We have spent years cultivating a great relationship with our current infrastructure and application vendors. They’re even adding features we’ve requested that are critical for our business. We’d never get the public cloud vendors to implement the same features for us.
Yup, and you should be thankful for that. The reality is that those one-off features will cause more problems than they fix. Believe me, I was on the other side of the fence implementing some of those features. They’re often implemented begrudgingly, are tested haphazardly (often you become the guinea pig), will break every time the vendor releases a new upgrade or patch, and will result in your on-prem installation becoming a bespoke one-off environment which will only slow you down in the long run. There’s a reason that cloud vendors insist on simplicity and uniform infrastructure.
The journey to the public cloud starts one application at a time. The sooner you start, the sooner you’ll get there.
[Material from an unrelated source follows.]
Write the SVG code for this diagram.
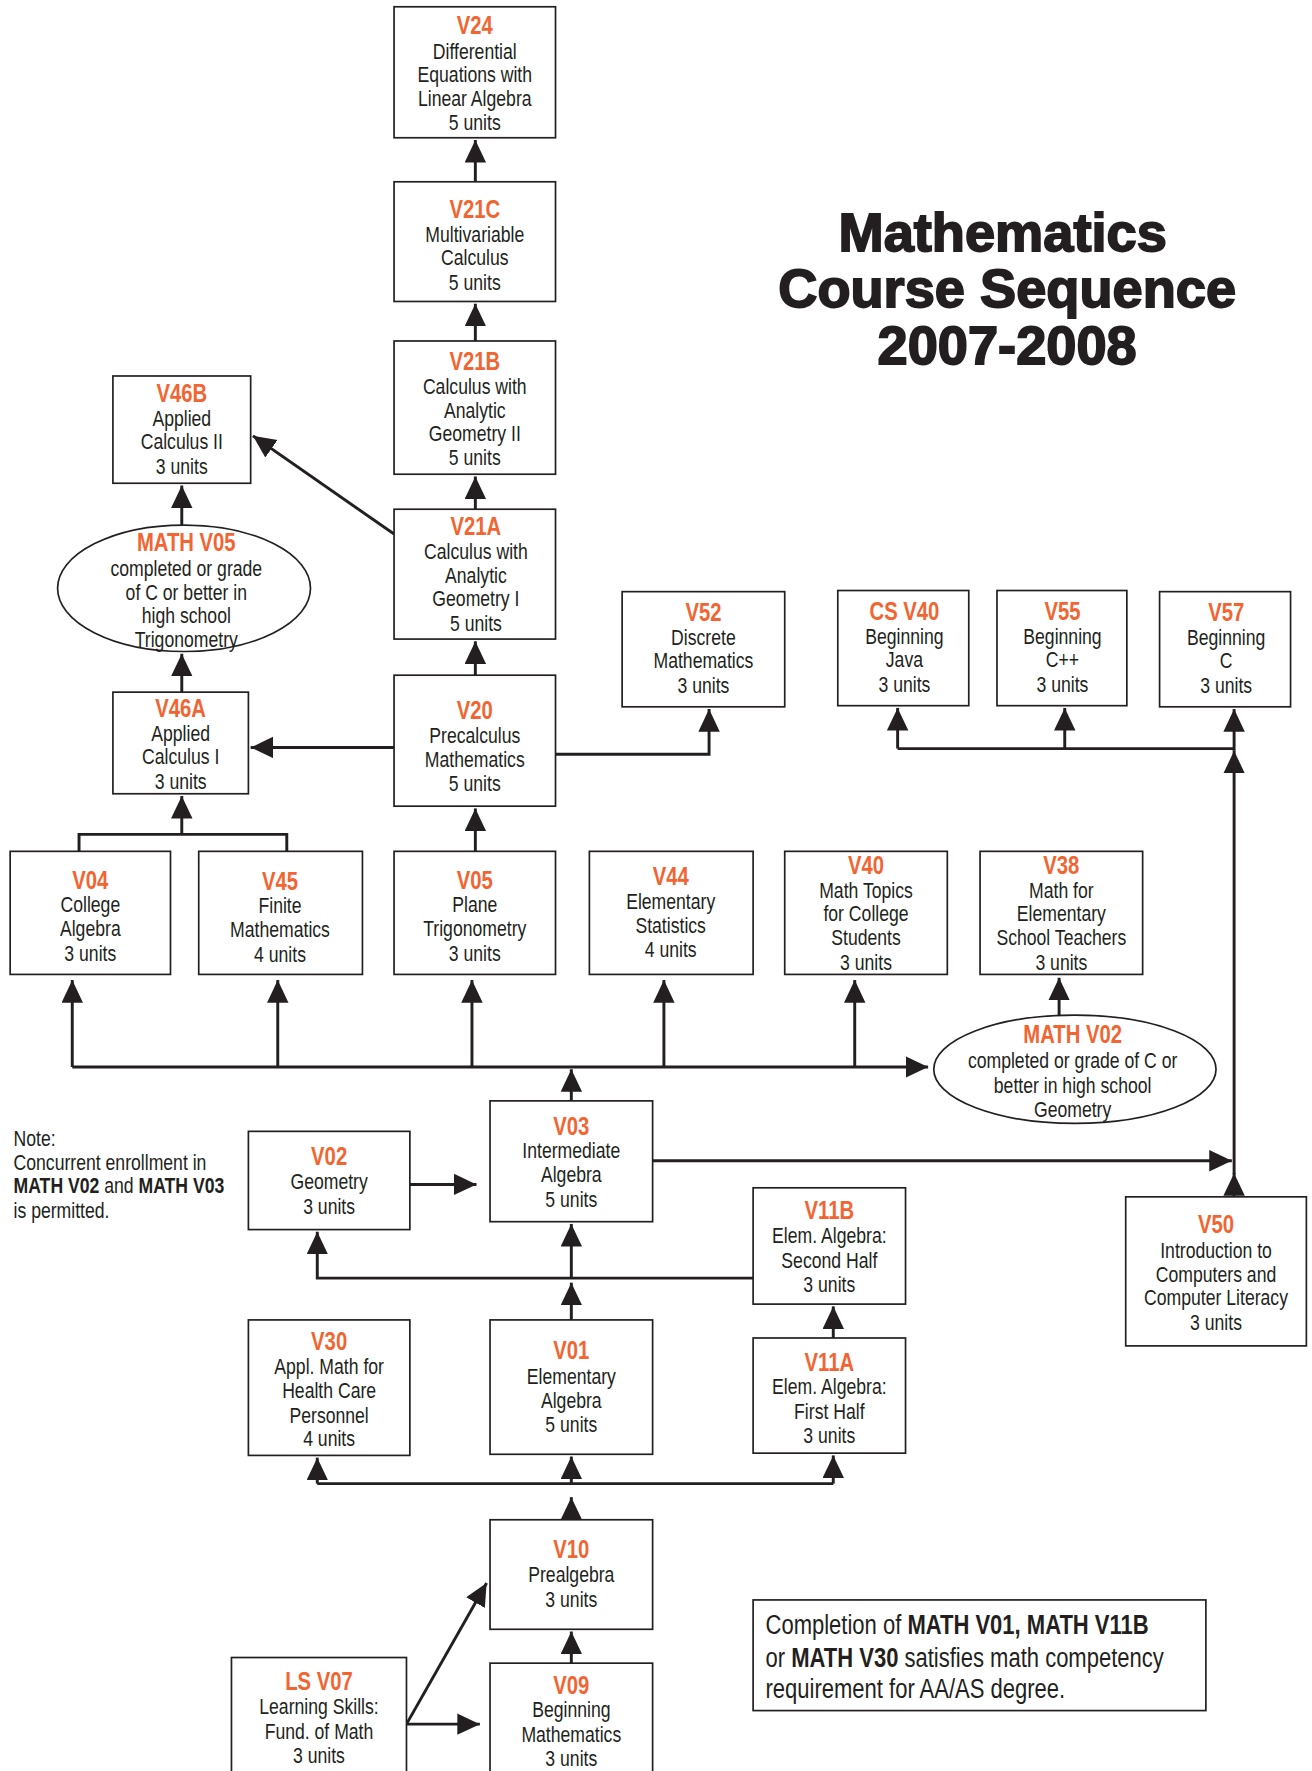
<svg xmlns="http://www.w3.org/2000/svg" width="1312" height="1771" viewBox="0 0 1312 1771">
<style>
.b{fill:#fff;stroke:#231f20;stroke-width:1.5}
.t{font-family:"Liberation Sans",Arial,sans-serif;font-size:20px;fill:#231f20;text-anchor:middle}
.h{font-weight:bold;fill:#f26532;font-size:23px}
.l{text-anchor:start}
.k{font-weight:bold}
.c{fill:none;stroke:#231f20;stroke-width:2.6}
.a{marker-end:url(#ar)}
.ti{font-family:"Liberation Sans",Arial,sans-serif;font-weight:bold;font-size:48px;fill:#231f20;stroke:#231f20;stroke-width:1.6;text-anchor:middle}
</style>
<defs>
<marker id="ar" markerUnits="userSpaceOnUse" markerWidth="22" markerHeight="20" refX="20" refY="9.5" orient="auto" viewBox="0 0 22 20">
<path d="M0,0 L20,9.5 L0,19 z" fill="#231f20"/>
</marker>
</defs>
<rect width="1312" height="1771" fill="#fff"/>
<g transform="scale(1.1291)">
<g id="title">
<text class="ti" x="888" y="222">Mathematics</text>
<text class="ti" x="892" y="272">Course Sequence</text>
<text class="ti" x="892" y="322">2007-2008</text>
</g>
<g id="connectors">
<path class="c a" d="M421,161 V124"/>
<path class="c a" d="M421,302 V269"/>
<path class="c a" d="M421,451 V422"/>
<path class="c a" d="M421,598 V568"/>
<path class="c a" d="M421,754 V716"/>
<path class="c a" d="M349,473 L224,386"/>
<path class="c a" d="M349,662 H222"/>
<path class="c a" d="M492,668 H628 V628"/>
<path class="c" d="M70,754 V739 H254 V754"/>
<path class="c a" d="M161,739 V705"/>
<path class="c a" d="M161,613 V579"/>
<path class="c a" d="M161,465 V430"/>
<path class="c a" d="M64,945 H822"/>
<path class="c a" d="M64,945 V868"/>
<path class="c a" d="M246,945 V868"/>
<path class="c a" d="M418,945 V868"/>
<path class="c a" d="M588,945 V868"/>
<path class="c a" d="M757,945 V868"/>
<path class="c a" d="M506,975 V947"/>
<path class="c a" d="M938,899 V866"/>
<path class="c a" d="M578,1028 H1091"/>
<path class="c a" d="M1093,1060 V1039"/>
<path class="c a" d="M1093,1040 V665"/>
<path class="c a" d="M1093,665 V628"/>
<path class="c" d="M795,663 H1093"/>
<path class="c a" d="M795,663 V627"/>
<path class="c a" d="M943,663 V627"/>
<path class="c a" d="M363,1049 H422"/>
<path class="c a" d="M667,1132 H281 V1091"/>
<path class="c a" d="M506,1132 V1084"/>
<path class="c a" d="M506,1169 V1136"/>
<path class="c a" d="M738,1185 V1157"/>
<path class="c a" d="M506,1346 V1326"/>
<path class="c" d="M281,1314 H738"/>
<path class="c a" d="M281,1314 V1291"/>
<path class="c a" d="M506,1314 V1290"/>
<path class="c a" d="M738,1314 V1289"/>
<path class="c a" d="M506,1473 V1445"/>
<path class="c a" d="M360,1527 L431,1402"/>
<path class="c a" d="M360,1527 H425"/>
</g>
<g id="V24"><rect class="b" x="349" y="6" width="143" height="116"/><g transform="matrix(.78 0 0 1 92.51 0)">
<text class="t h" x="420.5" y="30">V24</text><text class="t" x="420.5" y="52">Differential</text><text class="t" x="420.5" y="73">Equations with</text><text class="t" x="420.5" y="94">Linear Algebra</text><text class="t" x="420.5" y="115">5 units</text></g></g>
<g id="V21C"><rect class="b" x="349" y="161" width="143" height="106"/><g transform="matrix(.78 0 0 1 92.51 0)">
<text class="t h" x="420.5" y="193">V21C</text><text class="t" x="420.5" y="214">Multivariable</text><text class="t" x="420.5" y="235">Calculus</text><text class="t" x="420.5" y="257">5 units</text></g></g>
<g id="V21B"><rect class="b" x="349" y="302" width="143" height="118"/><g transform="matrix(.78 0 0 1 92.51 0)">
<text class="t h" x="420.5" y="328">V21B</text><text class="t" x="420.5" y="349">Calculus with</text><text class="t" x="420.5" y="370">Analytic</text><text class="t" x="420.5" y="391">Geometry II</text><text class="t" x="420.5" y="412">5 units</text></g></g>
<g id="V21A"><rect class="b" x="349" y="451" width="143" height="115"/><g transform="matrix(.78 0 0 1 92.73 0)">
<text class="t h" x="421.5" y="474">V21A</text><text class="t" x="421.5" y="495">Calculus with</text><text class="t" x="421.5" y="516">Analytic</text><text class="t" x="421.5" y="537">Geometry I</text><text class="t" x="421.5" y="559">5 units</text></g></g>
<g id="V20"><rect class="b" x="349" y="598" width="143" height="116"/><g transform="matrix(.78 0 0 1 92.51 0)">
<text class="t h" x="420.5" y="637">V20</text><text class="t" x="420.5" y="658">Precalculus</text><text class="t" x="420.5" y="679">Mathematics</text><text class="t" x="420.5" y="701">5 units</text></g></g>
<g id="V46B"><rect class="b" x="100" y="333" width="122" height="95"/><g transform="matrix(.78 0 0 1 35.42 0)">
<text class="t h" x="161" y="356">V46B</text><text class="t" x="161" y="377">Applied</text><text class="t" x="161" y="398">Calculus II</text><text class="t" x="161" y="420">3 units</text></g></g>
<g id="MATHV05"><ellipse class="b" cx="163" cy="521" rx="112" ry="56"/><g transform="matrix(.78 0 0 1 36.3 0)">
<text class="t h" x="165" y="488">MATH V05</text><text class="t" x="165" y="510">completed or grade</text><text class="t" x="165" y="531">of C or better in</text><text class="t" x="165" y="552">high school</text><text class="t" x="165" y="573">Trigonometry</text></g></g>
<g id="V46A"><rect class="b" x="100" y="613" width="120" height="90"/><g transform="matrix(.78 0 0 1 35.2 0)">
<text class="t h" x="160" y="635">V46A</text><text class="t" x="160" y="656">Applied</text><text class="t" x="160" y="677">Calculus I</text><text class="t" x="160" y="699">3 units</text></g></g>
<g id="V52"><rect class="b" x="551" y="524" width="144" height="102"/><g transform="matrix(.78 0 0 1 137.06 0)">
<text class="t h" x="623" y="550">V52</text><text class="t" x="623" y="571">Discrete</text><text class="t" x="623" y="592">Mathematics</text><text class="t" x="623" y="614">3 units</text></g></g>
<g id="CSV40"><rect class="b" x="742" y="523" width="116" height="102"/><g transform="matrix(.78 0 0 1 176.22 0)">
<text class="t h" x="801" y="549">CS V40</text><text class="t" x="801" y="570">Beginning</text><text class="t" x="801" y="591">Java</text><text class="t" x="801" y="613">3 units</text></g></g>
<g id="V55"><rect class="b" x="883" y="523" width="115" height="102"/><g transform="matrix(.78 0 0 1 207.02 0)">
<text class="t h" x="941" y="549">V55</text><text class="t" x="941" y="570">Beginning</text><text class="t" x="941" y="591">C++</text><text class="t" x="941" y="613">3 units</text></g></g>
<g id="V57"><rect class="b" x="1027" y="524" width="116" height="102"/><g transform="matrix(.78 0 0 1 238.92 0)">
<text class="t h" x="1086" y="550">V57</text><text class="t" x="1086" y="571">Beginning</text><text class="t" x="1086" y="592">C</text><text class="t" x="1086" y="614">3 units</text></g></g>
<g id="V04"><rect class="b" x="9" y="754" width="142" height="109"/><g transform="matrix(.78 0 0 1 17.6 0)">
<text class="t h" x="80" y="787">V04</text><text class="t" x="80" y="808">College</text><text class="t" x="80" y="829">Algebra</text><text class="t" x="80" y="851">3 units</text></g></g>
<g id="V45"><rect class="b" x="176" y="754" width="145" height="109"/><g transform="matrix(.78 0 0 1 54.56 0)">
<text class="t h" x="248" y="788">V45</text><text class="t" x="248" y="809">Finite</text><text class="t" x="248" y="830">Mathematics</text><text class="t" x="248" y="852">4 units</text></g></g>
<g id="V05"><rect class="b" x="349" y="754" width="143" height="109"/><g transform="matrix(.78 0 0 1 92.51 0)">
<text class="t h" x="420.5" y="787">V05</text><text class="t" x="420.5" y="808">Plane</text><text class="t" x="420.5" y="829">Trigonometry</text><text class="t" x="420.5" y="851">3 units</text></g></g>
<g id="V44"><rect class="b" x="522" y="754" width="145" height="109"/><g transform="matrix(.78 0 0 1 130.68 0)">
<text class="t h" x="594" y="784">V44</text><text class="t" x="594" y="805">Elementary</text><text class="t" x="594" y="826">Statistics</text><text class="t" x="594" y="848">4 units</text></g></g>
<g id="V40"><rect class="b" x="695" y="754" width="144" height="109"/><g transform="matrix(.78 0 0 1 168.74 0)">
<text class="t h" x="767" y="774">V40</text><text class="t" x="767" y="795">Math Topics</text><text class="t" x="767" y="816">for College</text><text class="t" x="767" y="837">Students</text><text class="t" x="767" y="859">3 units</text></g></g>
<g id="V38"><rect class="b" x="868" y="754" width="144" height="109"/><g transform="matrix(.78 0 0 1 206.8 0)">
<text class="t h" x="940" y="774">V38</text><text class="t" x="940" y="795">Math for</text><text class="t" x="940" y="816">Elementary</text><text class="t" x="940" y="837">School Teachers</text><text class="t" x="940" y="859">3 units</text></g></g>
<g id="MATHV02"><ellipse class="b" cx="952" cy="947" rx="125" ry="48"/><g transform="matrix(.78 0 0 1 209 0)">
<text class="t h" x="950" y="924">MATH V02</text><text class="t" x="950" y="946">completed or grade of C or</text><text class="t" x="950" y="968">better in high school</text><text class="t" x="950" y="989">Geometry</text></g></g>
<g id="V03"><rect class="b" x="434" y="975" width="144" height="107"/><g transform="matrix(.78 0 0 1 111.32 0)">
<text class="t h" x="506" y="1005">V03</text><text class="t" x="506" y="1026">Intermediate</text><text class="t" x="506" y="1047">Algebra</text><text class="t" x="506" y="1069">5 units</text></g></g>
<g id="V02"><rect class="b" x="220" y="1002" width="143" height="87"/><g transform="matrix(.78 0 0 1 64.13 0)">
<text class="t h" x="291.5" y="1032">V02</text><text class="t" x="291.5" y="1053">Geometry</text><text class="t" x="291.5" y="1075">3 units</text></g></g>
<g id="note"><g transform="matrix(.78 0 0 1 2.64 0)">
<text class="t l" x="12" y="1015">Note:</text>
<text class="t l" x="12" y="1036">Concurrent enrollment in</text>
<text class="t l" x="12" y="1057"><tspan class="k">MATH V02</tspan> and <tspan class="k">MATH V03</tspan></text>
<text class="t l" x="12" y="1079">is permitted.</text>
</g></g>
<g id="V11B"><rect class="b" x="667" y="1052" width="135" height="103"/><g transform="matrix(.78 0 0 1 161.59 0)">
<text class="t h" x="734.5" y="1080">V11B</text><text class="t" x="734.5" y="1101">Elem. Algebra:</text><text class="t" x="734.5" y="1123">Second Half</text><text class="t" x="734.5" y="1144">3 units</text></g></g>
<g id="V50"><rect class="b" x="997" y="1060" width="160" height="132"/><g transform="matrix(.78 0 0 1 236.94 0)">
<text class="t h" x="1077" y="1092">V50</text><text class="t" x="1077" y="1114">Introduction to</text><text class="t" x="1077" y="1135">Computers and</text><text class="t" x="1077" y="1156">Computer Literacy</text><text class="t" x="1077" y="1178">3 units</text></g></g>
<g id="V30"><rect class="b" x="220" y="1169" width="143" height="120"/><g transform="matrix(.78 0 0 1 64.13 0)">
<text class="t h" x="291.5" y="1196">V30</text><text class="t" x="291.5" y="1217">Appl. Math for</text><text class="t" x="291.5" y="1238">Health Care</text><text class="t" x="291.5" y="1260">Personnel</text><text class="t" x="291.5" y="1281">4 units</text></g></g>
<g id="V01"><rect class="b" x="434" y="1169" width="144" height="119"/><g transform="matrix(.78 0 0 1 111.32 0)">
<text class="t h" x="506" y="1204">V01</text><text class="t" x="506" y="1226">Elementary</text><text class="t" x="506" y="1247">Algebra</text><text class="t" x="506" y="1268">5 units</text></g></g>
<g id="V11A"><rect class="b" x="667" y="1185" width="135" height="102"/><g transform="matrix(.78 0 0 1 161.59 0)">
<text class="t h" x="734.5" y="1214">V11A</text><text class="t" x="734.5" y="1235">Elem. Algebra:</text><text class="t" x="734.5" y="1257">First Half</text><text class="t" x="734.5" y="1278">3 units</text></g></g>
<g id="V10"><rect class="b" x="434" y="1346" width="144" height="97"/><g transform="matrix(.78 0 0 1 111.32 0)">
<text class="t h" x="506" y="1380">V10</text><text class="t" x="506" y="1401">Prealgebra</text><text class="t" x="506" y="1423">3 units</text></g></g>
<g id="V09"><rect class="b" x="434" y="1473" width="144" height="110"/><g transform="matrix(.78 0 0 1 111.32 0)">
<text class="t h" x="506" y="1500">V09</text><text class="t" x="506" y="1521">Beginning</text><text class="t" x="506" y="1543">Mathematics</text><text class="t" x="506" y="1564">3 units</text></g></g>
<g id="LSV07"><rect class="b" x="205" y="1468" width="155" height="115"/><g transform="matrix(.78 0 0 1 62.15 0)">
<text class="t h" x="282.5" y="1497">LS V07</text><text class="t" x="282.5" y="1518">Learning Skills:</text><text class="t" x="282.5" y="1540">Fund. of Math</text><text class="t" x="282.5" y="1561">3 units</text></g></g>
<g id="competency"><rect class="b" x="667" y="1417" width="401" height="98"/><g transform="matrix(.78 0 0 1 149.16 0)">
<text class="t l" x="678" y="1447" style="font-size:25px">Completion of <tspan class="k">MATH V01, MATH V11B</tspan></text>
<text class="t l" x="678" y="1476" style="font-size:25px">or <tspan class="k">MATH V30</tspan> satisfies math competency</text>
<text class="t l" x="678" y="1504" style="font-size:25px">requirement for AA/AS degree.</text>
</g></g>
</g>
</svg>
Stop fighting the future and, instead, start figuring out which applications you’ll move to the cloud and in what order. The less hardware and software you have running on-prem, the better.
Digging in your heals and continuing to invest in on-prem infrastructure is morally equivalent to digging a well in your backyard because you don’t trust the quality of the water coming through your pipes. Sure, you can do it but, in this day and age, I wouldn’t recommend it.
At the end of the day, I walked away even more convinced that we will see a massive shift to the public cloud for enterprise companies over the coming years, at least the ones that want to not just survive, but also thrive, in the long run.